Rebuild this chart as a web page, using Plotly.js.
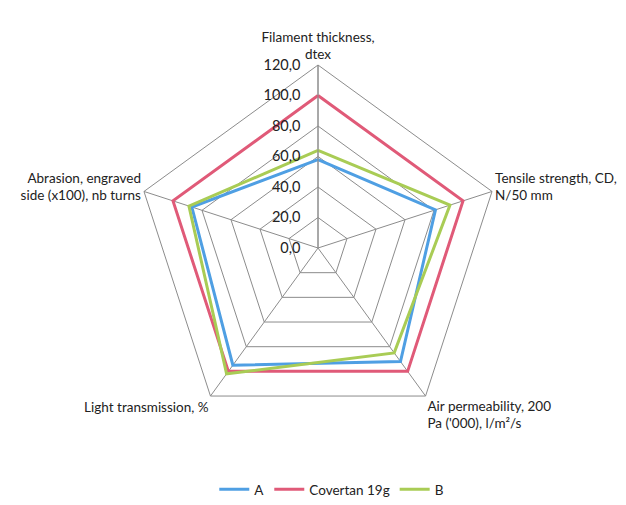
<!DOCTYPE html>
<html>
<head>
<meta charset="utf-8">
<script src="https://cdn.plot.ly/plotly-3.0.1.min.js"></script>
<style>html,body{margin:0;padding:0;background:#fff;}#chart{width:626px;height:505px;}</style>
</head>
<body>
<div id="chart"></div>
<script>
const categories = [
  "Filament thickness,<br>dtex",
  "Tensile strength, CD,<br>N/50 mm",
  "Air permeability, 200<br>Pa ('000), l/m²/s",
  "Light transmission, %",
  "Abrasion, engraved<br>side (x100), nb turns"
];
const seriesA = [58, 81, 92, 95, 87];
const seriesCovertan = [100, 100, 100, 100, 100];
const seriesB = [64, 91, 85, 102, 89];
const tickVals = [0, 20, 40, 60, 80, 100, 120];
const tickText = ["0,0", "20,0", "40,0", "60,0", "80,0", "100,0", "120,0"];

function closed(arr) { return arr.concat([arr[0]]); }

const traces = [
  {name: "A", values: seriesA, color: "#4F9FE3"},
  {name: "Covertan 19g", values: seriesCovertan, color: "#E05A78"},
  {name: "B", values: seriesB, color: "#A9CC55"}
].map(s => ({
  type: "scatterpolar",
  mode: "lines",
  name: s.name,
  r: closed(s.values),
  theta: closed(categories),
  line: {color: s.color, width: 3},
  hoverinfo: "skip"
}));

const layout = {
  width: 626, height: 505,
  margin: {l: 0, r: 0, t: 0, b: 0},
  paper_bgcolor: "#fff",
  font: {family: "Lato, 'Open Sans', sans-serif", size: 13, color: "#222"},
  showlegend: true,
  legend: {orientation: "h", x: 0.53, xanchor: "center", y: 0.0, yanchor: "bottom", font: {size: 13.5}, itemwidth: 30},
  polar: {
    domain: {x: [0.2157, 0.8003], y: [0.1465, 0.8713]},
    gridshape: "linear",
    bgcolor: "#fff",
    radialaxis: {
      range: [0, 120],
      tickvals: tickVals,
      ticktext: tickText,
      angle: 90,
      side: "counterclockwise",
      tickangle: 90,
      showline: true,
      linecolor: "#8c8c8c",
      linewidth: 1,
      gridcolor: "#8c8c8c",
      gridwidth: 1,
      ticks: "outside",
      ticklen: 12,
      tickcolor: "rgba(0,0,0,0)",
      tickfont: {size: 14.5, color: "#222"}
    },
    angularaxis: {
      direction: "clockwise",
      rotation: 90,
      showline: true,
      linecolor: "#8c8c8c",
      linewidth: 1,
      gridcolor: "#8c8c8c",
      ticks: "",
      tickfont: {size: 13.5, color: "#222"}
    }
  }
};

Plotly.newPlot("chart", traces, layout, {staticPlot: true, displayModeBar: false});
</script>
</body>
</html>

▶ _Stated goal_: Keep every word of the data as it is when you write it out, but drop the pictures.

▶ _Answer to this problem_:
Rebuild this chart as a web page, using Plotly.js.
<!DOCTYPE html>
<html>
<head>
<meta charset="utf-8">
<script src="https://cdn.plot.ly/plotly-3.0.1.min.js"></script>
<style>html,body{margin:0;padding:0;background:#fff;}#chart{width:626px;height:505px;}</style>
</head>
<body>
<div id="chart"></div>
<script>
const categories = [
  "Filament thickness,<br>dtex",
  "Tensile strength, CD,<br>N/50 mm",
  "Air permeability, 200<br>Pa ('000), l/m²/s",
  "Light transmission, %",
  "Abrasion, engraved<br>side (x100), nb turns"
];
const seriesA = [58, 81, 92, 95, 87];
const seriesCovertan = [100, 100, 100, 100, 100];
const seriesB = [64, 91, 85, 102, 89];
const tickVals = [0, 20, 40, 60, 80, 100, 120];
const tickText = ["0,0", "20,0", "40,0", "60,0", "80,0", "100,0", "120,0"];

function closed(arr) { return arr.concat([arr[0]]); }

const traces = [
  {name: "A", values: seriesA, color: "#4F9FE3"},
  {name: "Covertan 19g", values: seriesCovertan, color: "#E05A78"},
  {name: "B", values: seriesB, color: "#A9CC55"}
].map(s => ({
  type: "scatterpolar",
  mode: "lines",
  name: s.name,
  r: closed(s.values),
  theta: closed(categories),
  line: {color: s.color, width: 3},
  hoverinfo: "skip"
}));

const layout = {
  width: 626, height: 505,
  margin: {l: 0, r: 0, t: 0, b: 0},
  paper_bgcolor: "#fff",
  font: {family: "Lato, 'Open Sans', sans-serif", size: 13, color: "#222"},
  showlegend: true,
  legend: {orientation: "h", x: 0.53, xanchor: "center", y: 0.0, yanchor: "bottom", font: {size: 13.5}, itemwidth: 30},
  polar: {
    domain: {x: [0.2157, 0.8003], y: [0.1465, 0.8713]},
    gridshape: "linear",
    bgcolor: "#fff",
    radialaxis: {
      range: [0, 120],
      tickvals: tickVals,
      ticktext: tickText,
      angle: 90,
      side: "counterclockwise",
      tickangle: 90,
      showline: true,
      linecolor: "#8c8c8c",
      linewidth: 1,
      gridcolor: "#8c8c8c",
      gridwidth: 1,
      ticks: "outside",
      ticklen: 12,
      tickcolor: "rgba(0,0,0,0)",
      tickfont: {size: 14.5, color: "#222"}
    },
    angularaxis: {
      direction: "clockwise",
      rotation: 90,
      showline: true,
      linecolor: "#8c8c8c",
      linewidth: 1,
      gridcolor: "#8c8c8c",
      ticks: "",
      tickfont: {size: 13.5, color: "#222"}
    }
  }
};

Plotly.newPlot("chart", traces, layout, {staticPlot: true, displayModeBar: false});
</script>
</body>
</html>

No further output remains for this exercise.